--- WHAT YOU SHOULD DO ---
Without the pictures, print the lines running from the beginning of the material to the line containing "const yTicks = [0,0.2,0.4,0.6,0.8,1.0,1.2];", both ends included.

--- MATERIAL ---
>>>>>
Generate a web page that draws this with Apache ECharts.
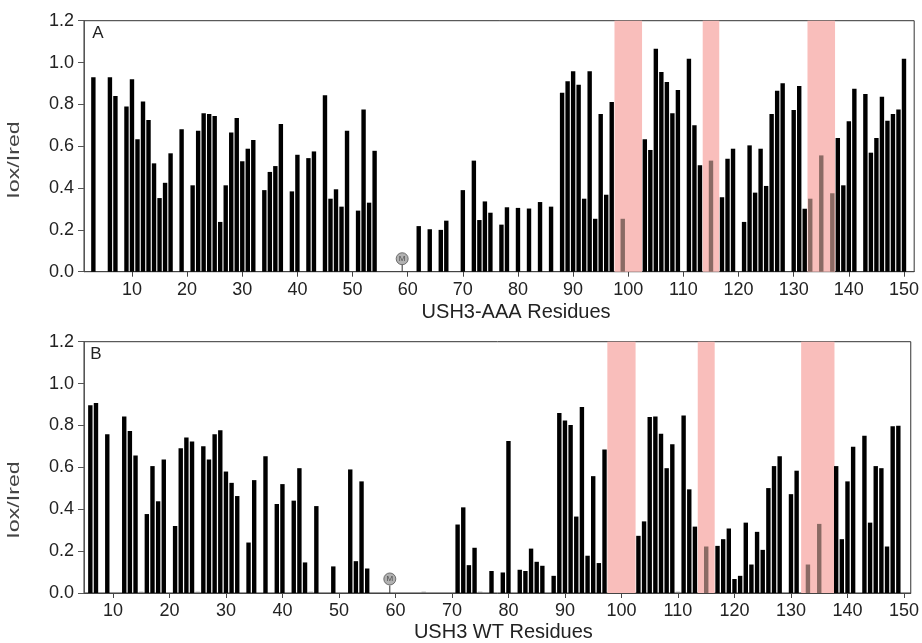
<!DOCTYPE html>
<html>
<head>
<meta charset="utf-8">
<script src="https://cdn.jsdelivr.net/npm/echarts@6/dist/echarts.min.js"></script>
<style>html,body{margin:0;padding:0;background:#fff;}#c{width:922px;height:643px;}</style>
</head>
<body>
<div id="c"></div>
<script>
// ---- Data ----
const xTicks = [10,20,30,40,50,60,70,80,90,100,110,120,130,140,150];
const yTicks = [0,0.2,0.4,0.6,0.8,1.0,1.2];

const residuesA = [3,6,7,9,10,11,12,13,14,15,16,17,19,21,22,23,24,25,26,27,28,29,30,31,32,34,35,36,37,39,40,42,43,45,46,47,48,49,51,52,53,54,62,64,66,67,70,72,73,74,75,77,78,80,82,84,86,88,89,90,91,92,93,94,95,96,97,99,103,104,105,106,107,108,109,111,112,113,115,117,118,119,121,122,123,124,125,126,127,128,130,131,132,133,135,137,138,139,140,141,143,144,145,146,147,148,149,150];
const valuesA = [0.93,0.93,0.84,0.79,0.92,0.633,0.814,0.725,0.518,0.352,0.425,0.566,0.681,0.413,0.674,0.757,0.754,0.744,0.238,0.413,0.665,0.735,0.528,0.588,0.63,0.39,0.477,0.505,0.706,0.384,0.559,0.543,0.575,0.843,0.349,0.394,0.311,0.674,0.292,0.776,0.33,0.578,0.218,0.203,0.2,0.244,0.39,0.531,0.247,0.336,0.282,0.225,0.308,0.305,0.302,0.333,0.311,0.856,0.91,0.958,0.894,0.349,0.958,0.253,0.754,0.368,0.811,0.253,0.633,0.582,1.066,0.955,0.907,0.757,0.869,1.018,0.7,0.509,0.531,0.356,0.54,0.588,0.238,0.604,0.378,0.588,0.41,0.754,0.865,0.901,0.773,0.888,0.301,0.349,0.556,0.375,0.639,0.413,0.719,0.875,0.849,0.569,0.639,0.837,0.722,0.754,0.776,1.018];

const residuesB = [6,7,9,12,13,14,15,16,17,18,19,21,22,23,24,25,26,27,28,29,30,31,32,34,35,37,39,40,42,43,44,45,46,49,52,53,54,55,65,71,72,73,74,75,77,79,80,82,83,84,85,86,88,89,90,91,92,93,94,95,96,97,103,104,105,106,107,108,109,110,111,112,113,115,117,118,119,120,121,122,123,124,125,126,127,128,130,131,133,135,138,139,140,141,143,144,145,146,147,148,149];
const valuesB = [0.897,0.907,0.758,0.843,0.774,0.656,0.006,0.377,0.606,0.438,0.637,0.32,0.691,0.742,0.723,0.006,0.701,0.637,0.758,0.777,0.58,0.526,0.463,0.241,0.539,0.653,0.425,0.52,0.441,0.596,0.146,0.006,0.415,0.127,0.59,0.152,0.533,0.117,0.006,0.327,0.409,0.133,0.216,0.006,0.105,0.098,0.726,0.111,0.105,0.212,0.149,0.13,0.082,0.859,0.824,0.802,0.365,0.888,0.178,0.558,0.143,0.685,0.273,0.342,0.84,0.843,0.761,0.596,0.71,0.006,0.847,0.495,0.317,0.222,0.225,0.257,0.308,0.067,0.082,0.336,0.136,0.292,0.206,0.501,0.606,0.653,0.472,0.584,0.136,0.33,0.606,0.257,0.533,0.698,0.751,0.336,0.606,0.596,0.222,0.796,0.799];

const bandsA = [[97.5,102.5],[113.5,116.5],[132.5,137.5]];
const bandsB = [[97.5,102.5],[113.5,116.5],[131.8,137.7]];

const markerResidue = [59];
const markerValueA = [0.062];
const markerValueB = [0.067];
const markerStem = [0.036];

// ---- Chart ----
const FONT = '"Liberation Sans", Arial, Helvetica, sans-serif';
const chart = echarts.init(document.getElementById('c'), null, {renderer:'canvas'});

function inBand(r, bands){ return bands.some(b => r > b[0] && r < b[1]); }
function barData(res, vals, bands){
  return res.map((r,i)=>({value:[r, vals[i]], itemStyle:{color: inBand(r,bands) ? '#8a6a64' : (vals[i] < 0.02 ? '#888' : '#000')}}));
}

function xAxis(idx, min, max, name, gap, padLeft){
  return {
    gridIndex: idx, type:'value', min:min, max:max,
    axisLine:{show:true, lineStyle:{color:'#444', width:1}},
    axisTick:{show:true, customValues:xTicks, length:5, lineStyle:{color:'#444'}},
    axisLabel:{show:true, customValues:xTicks, fontSize:18, color:'#222', margin:9, fontFamily:FONT},
    splitLine:{show:false},
    name:name, nameLocation:'middle', nameGap:gap,
    nameTextStyle:{fontSize:20, color:'#222', fontFamily:FONT, padding:[0,0,0,padLeft]}
  };
}
function yAxis(idx){
  return {
    gridIndex: idx, type:'value', min:0, max:1.2, interval:0.2,
    axisLine:{show:true, lineStyle:{color:'#555', width:1}},
    axisTick:{show:true, length:6, lineStyle:{color:'#555'}},
    axisLabel:{fontSize:18, color:'#222', margin:10, fontFamily:FONT, formatter:v=>v.toFixed(1)},
    splitLine:{show:false}
  };
}
function bandSeries(idx, bands){
  return {
    type:'line', xAxisIndex:idx, yAxisIndex:idx, data:[], z:1, silent:true,
    markArea:{silent:true, itemStyle:{color:'#f9bebb', opacity:1}, data: bands.map(b=>[{xAxis:b[0], yAxis:0},{xAxis:b[1], yAxis:1.2}])}
  };
}
function markerSeries(idx, yv){
  return [
    {type:'line', xAxisIndex:idx, yAxisIndex:idx, z:3, symbol:'none', silent:true,
     lineStyle:{color:'#333', width:1}, data:[[markerResidue[0],0],[markerResidue[0],markerStem[0]]]},
    {type:'scatter', xAxisIndex:idx, yAxisIndex:idx, z:4, symbol:'circle', symbolSize:12, silent:true,
     itemStyle:{color:'#9d9d9d', borderColor:'#555', borderWidth:1},
     label:{show:true, position:'inside', formatter:'M', fontSize:8, color:'#333', fontFamily:FONT},
     data:[[markerResidue[0], yv[0]]]}
  ];
}

const option = {
  animation:false,
  backgroundColor:'#fff',
  grid:[
    {left:84, top:20.7, width:832.7, height:251, show:true, borderColor:'#333', borderWidth:1, backgroundColor:'transparent'},
    {left:84, top:341.7, width:829, height:252.3, show:true, borderColor:'#333', borderWidth:1, backgroundColor:'transparent'}
  ],
  xAxis:[ xAxis(0, 1.3, 151.85, 'USH3-AAA Residues', 31, 34), xAxis(1, 4.88, 151.2, 'USH3 WT Residues', 29, 12) ],
  yAxis:[ yAxis(0), yAxis(1) ],
  graphic:[
    {type:'text', x:98, y:33.5, style:{text:'A', font:'17px '+FONT, fill:'#222', align:'center', verticalAlign:'middle'}},
    {type:'text', x:96, y:354, style:{text:'B', font:'17px '+FONT, fill:'#222', align:'center', verticalAlign:'middle'}},
    {type:'text', x:15, y:160, rotation:Math.PI/2, scaleX:1.45, style:{text:'Iox/Ired', font:'16px '+FONT, fill:'#444', align:'center', verticalAlign:'middle'}},
    {type:'text', x:15, y:500, rotation:Math.PI/2, scaleX:1.45, style:{text:'Iox/Ired', font:'16px '+FONT, fill:'#444', align:'center', verticalAlign:'middle'}}
  ],
  series:[
    bandSeries(0, bandsA),
    bandSeries(1, bandsB),
    {type:'bar', xAxisIndex:0, yAxisIndex:0, z:2, barWidth:4.4, silent:true, data:barData(residuesA, valuesA, bandsA)},
    {type:'bar', xAxisIndex:1, yAxisIndex:1, z:2, barWidth:4.4, silent:true, data:barData(residuesB, valuesB, bandsB)},
    ...markerSeries(0, markerValueA),
    ...markerSeries(1, markerValueB)
  ]
};
chart.setOption(option);
</script>
</body>
</html>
<<<<<
--- REPLY TO THE TASK ---
Generate a web page that draws this with Apache ECharts.
<!DOCTYPE html>
<html>
<head>
<meta charset="utf-8">
<script src="https://cdn.jsdelivr.net/npm/echarts@6/dist/echarts.min.js"></script>
<style>html,body{margin:0;padding:0;background:#fff;}#c{width:922px;height:643px;}</style>
</head>
<body>
<div id="c"></div>
<script>
// ---- Data ----
const xTicks = [10,20,30,40,50,60,70,80,90,100,110,120,130,140,150];
const yTicks = [0,0.2,0.4,0.6,0.8,1.0,1.2];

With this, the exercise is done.